Koji or aspergillus oryzae is a filamentous fungus (or mold) that has been grown and used in Japanese cuisine for the fermentation of different food and beverages for centuries. As fermentation became more and more popular in modern gastronomy during the last few decades, koji has once again taken the spotlight and is being researched and grown all over the world.
Koji was used to purify water in prehistoric Japan. Feces and other pollutants from everyday life and animal husbandry damaged the quality of drinking water, so the people of ancient Japan started making fermented drinks – the same reason for which other cultures such as Egyptians and Babylonians started making beer and the Greeks made wine – with the help of the aspergillus oryzae mold.

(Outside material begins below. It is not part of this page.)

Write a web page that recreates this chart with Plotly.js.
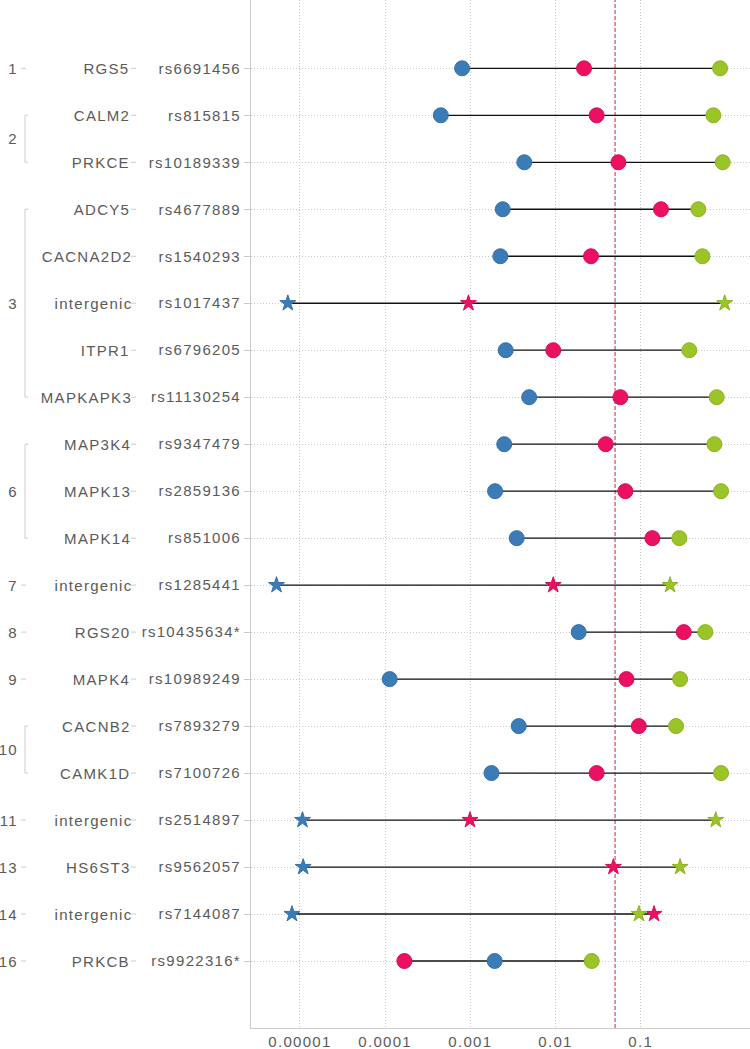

Like most other fungi, koji reproduces with spores that need a substrate to provide the nutrients for growth. During the known history of koji, rice and barley were predominantly used as substrate bodies. In Ancient Japan, rice used to be the main food source of the aristocracy. In the feudal system, tenants paid their rulers in rice, leaving barley as their main source of nutrients. Therefore, koji was mostly cultivated on rice and then used to make amazake and sake, but also on barley leading to Japanese gastronomy being dominated by different types of misos and shoyus.

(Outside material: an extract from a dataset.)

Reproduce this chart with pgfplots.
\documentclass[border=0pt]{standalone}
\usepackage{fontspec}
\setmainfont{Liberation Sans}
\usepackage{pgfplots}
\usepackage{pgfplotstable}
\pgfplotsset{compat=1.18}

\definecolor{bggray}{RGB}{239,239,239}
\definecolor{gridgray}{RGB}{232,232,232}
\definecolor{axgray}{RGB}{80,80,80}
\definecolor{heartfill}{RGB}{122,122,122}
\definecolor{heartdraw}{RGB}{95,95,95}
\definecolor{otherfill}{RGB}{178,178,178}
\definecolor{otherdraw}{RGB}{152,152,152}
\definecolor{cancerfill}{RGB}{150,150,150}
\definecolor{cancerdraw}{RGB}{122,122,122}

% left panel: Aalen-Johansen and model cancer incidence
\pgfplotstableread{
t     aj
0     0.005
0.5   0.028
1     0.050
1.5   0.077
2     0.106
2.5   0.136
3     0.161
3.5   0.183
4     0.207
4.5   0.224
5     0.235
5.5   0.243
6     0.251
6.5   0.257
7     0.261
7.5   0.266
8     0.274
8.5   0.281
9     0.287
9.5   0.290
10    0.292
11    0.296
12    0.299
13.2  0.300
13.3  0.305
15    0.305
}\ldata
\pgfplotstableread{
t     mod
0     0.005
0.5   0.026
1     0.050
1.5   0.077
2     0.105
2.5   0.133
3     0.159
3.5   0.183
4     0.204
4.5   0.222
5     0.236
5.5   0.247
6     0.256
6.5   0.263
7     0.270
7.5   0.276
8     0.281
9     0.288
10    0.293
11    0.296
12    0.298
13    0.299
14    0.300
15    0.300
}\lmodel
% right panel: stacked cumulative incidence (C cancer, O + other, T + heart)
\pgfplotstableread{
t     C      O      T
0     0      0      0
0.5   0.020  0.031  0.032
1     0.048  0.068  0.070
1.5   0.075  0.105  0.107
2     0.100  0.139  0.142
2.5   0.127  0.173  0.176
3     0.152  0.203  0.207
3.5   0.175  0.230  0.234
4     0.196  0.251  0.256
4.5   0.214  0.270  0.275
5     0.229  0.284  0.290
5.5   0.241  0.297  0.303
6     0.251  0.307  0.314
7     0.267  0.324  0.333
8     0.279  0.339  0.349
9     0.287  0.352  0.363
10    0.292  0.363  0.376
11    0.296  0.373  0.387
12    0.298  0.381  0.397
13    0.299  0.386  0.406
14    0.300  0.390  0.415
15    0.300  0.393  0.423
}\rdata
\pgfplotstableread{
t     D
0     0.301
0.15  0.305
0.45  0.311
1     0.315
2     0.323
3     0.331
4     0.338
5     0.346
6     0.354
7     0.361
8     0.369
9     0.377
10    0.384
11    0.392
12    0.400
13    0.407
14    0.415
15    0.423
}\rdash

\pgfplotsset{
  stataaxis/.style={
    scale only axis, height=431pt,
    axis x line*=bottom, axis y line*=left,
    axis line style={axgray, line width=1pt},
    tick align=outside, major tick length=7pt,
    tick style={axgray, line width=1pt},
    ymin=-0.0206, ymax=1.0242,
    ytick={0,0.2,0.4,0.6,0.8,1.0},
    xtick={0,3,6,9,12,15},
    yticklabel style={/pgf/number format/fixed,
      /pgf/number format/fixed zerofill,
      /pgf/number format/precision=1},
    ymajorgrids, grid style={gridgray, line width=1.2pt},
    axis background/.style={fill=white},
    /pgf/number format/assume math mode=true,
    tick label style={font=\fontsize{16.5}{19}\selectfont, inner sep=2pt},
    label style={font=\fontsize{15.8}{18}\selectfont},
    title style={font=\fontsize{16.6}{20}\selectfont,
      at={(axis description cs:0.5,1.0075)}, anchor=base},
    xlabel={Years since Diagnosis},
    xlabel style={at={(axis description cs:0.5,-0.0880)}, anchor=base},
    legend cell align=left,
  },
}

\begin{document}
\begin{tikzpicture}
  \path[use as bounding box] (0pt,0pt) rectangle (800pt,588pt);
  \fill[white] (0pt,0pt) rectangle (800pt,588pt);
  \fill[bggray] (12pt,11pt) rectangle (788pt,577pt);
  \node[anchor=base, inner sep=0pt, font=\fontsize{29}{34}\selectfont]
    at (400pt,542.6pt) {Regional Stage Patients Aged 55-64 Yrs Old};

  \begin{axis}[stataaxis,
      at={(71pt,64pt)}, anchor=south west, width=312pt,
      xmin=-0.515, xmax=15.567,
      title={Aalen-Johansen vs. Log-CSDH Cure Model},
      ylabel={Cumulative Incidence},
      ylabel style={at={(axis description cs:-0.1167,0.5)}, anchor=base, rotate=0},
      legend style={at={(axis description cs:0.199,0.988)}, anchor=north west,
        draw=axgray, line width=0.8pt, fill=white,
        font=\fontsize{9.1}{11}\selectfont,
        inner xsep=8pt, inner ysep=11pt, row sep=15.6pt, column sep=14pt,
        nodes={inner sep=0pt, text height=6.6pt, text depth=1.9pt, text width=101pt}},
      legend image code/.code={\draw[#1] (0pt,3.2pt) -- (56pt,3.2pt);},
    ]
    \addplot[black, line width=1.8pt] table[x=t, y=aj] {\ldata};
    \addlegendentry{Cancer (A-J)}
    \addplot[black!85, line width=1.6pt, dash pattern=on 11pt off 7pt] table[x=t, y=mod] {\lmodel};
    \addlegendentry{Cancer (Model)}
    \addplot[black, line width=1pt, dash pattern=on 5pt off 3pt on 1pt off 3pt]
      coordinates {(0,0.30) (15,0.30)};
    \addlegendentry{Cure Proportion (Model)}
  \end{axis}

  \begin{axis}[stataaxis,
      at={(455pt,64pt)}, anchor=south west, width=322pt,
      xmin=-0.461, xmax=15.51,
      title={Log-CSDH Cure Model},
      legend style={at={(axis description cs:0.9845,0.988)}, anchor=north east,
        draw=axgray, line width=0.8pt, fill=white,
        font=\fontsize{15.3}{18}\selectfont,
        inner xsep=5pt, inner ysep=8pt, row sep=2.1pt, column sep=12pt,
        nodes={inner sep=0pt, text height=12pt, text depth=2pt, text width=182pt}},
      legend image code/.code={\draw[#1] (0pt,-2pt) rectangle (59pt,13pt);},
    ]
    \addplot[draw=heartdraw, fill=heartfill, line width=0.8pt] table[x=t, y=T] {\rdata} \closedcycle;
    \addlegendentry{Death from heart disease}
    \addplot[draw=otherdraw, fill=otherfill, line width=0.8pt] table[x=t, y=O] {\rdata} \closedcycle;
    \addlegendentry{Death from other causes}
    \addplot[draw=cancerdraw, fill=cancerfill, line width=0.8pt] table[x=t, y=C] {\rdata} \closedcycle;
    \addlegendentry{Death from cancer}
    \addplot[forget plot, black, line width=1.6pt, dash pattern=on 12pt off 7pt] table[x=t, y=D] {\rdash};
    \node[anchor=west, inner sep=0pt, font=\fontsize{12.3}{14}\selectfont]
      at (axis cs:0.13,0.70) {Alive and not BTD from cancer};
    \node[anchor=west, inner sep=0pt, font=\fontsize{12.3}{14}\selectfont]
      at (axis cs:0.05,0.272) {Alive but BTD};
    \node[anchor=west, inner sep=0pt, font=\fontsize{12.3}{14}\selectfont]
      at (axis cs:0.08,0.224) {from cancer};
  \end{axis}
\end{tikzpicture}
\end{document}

After reaching the host body, koji penetrates the barley or rice and uses enzymes (biological catalysts, accelerating chemical reactions in certain organisms) that are adept at breaking down starches into sugars. The first of its kind in the enzyme family, amylase was first discovered in malted barley by Anselme Payen in 1833. Amylase enzymes split complex carbohydrates into smaller carbohydrate molecules such as maltose that can subsequently be fermented by yeast to produce alcohol. This is how rice inoculated with koji and fermented first becomes the sweet rice-based drink, amazake, then its alcoholic counterpart, sake. Another important enzyme produced by koji is protease, an enzyme that catalyzes the breaking down of proteins into amino acids including glutamates with a very strong umami flavour. This is the reason why koji-fermented foods like misos (fermented pastes made of soya beans, salt and barley) and various kinds of shoyus (soya sauces) are very rich sources of umami.
A warm and humid environment is essential for the healthy cultivation of koji. The most ideal temperature for aspergillus oryzae is between 30-35 degrees Celsius with 70-80% humidity. After 48 hours spent in these conditions, mold with a fruity scent and taste is grown. Japanese sake masters traditionally cultivate koji spores in a space with cedar walls called koji muro. The trays inside the muro in which the substrate body and koji are placed are also made of cedar and are never washed so that koji can live in the wood to provide an even better environment for spores to reproduce.
Naturally, koji not only grows in sacred places like the one we’ve just described. Today, there are many alternative methods with which one can cultivate their own koji. At Salt, we use low-temperature ovens to regulate temperatures and the koji with the barley or rice is usually placed in a tray lined with wet cloth to provide humidity. Another option is to create fermenting chambers with suitable temperature and humidity levels. The most important thing to keep in mind is to keep both temperate and humidity at a constant level since spores might die due to changes in temperature or in an environment too dry, and they won’t start to grow if the temperature is too cold or humidity is too high.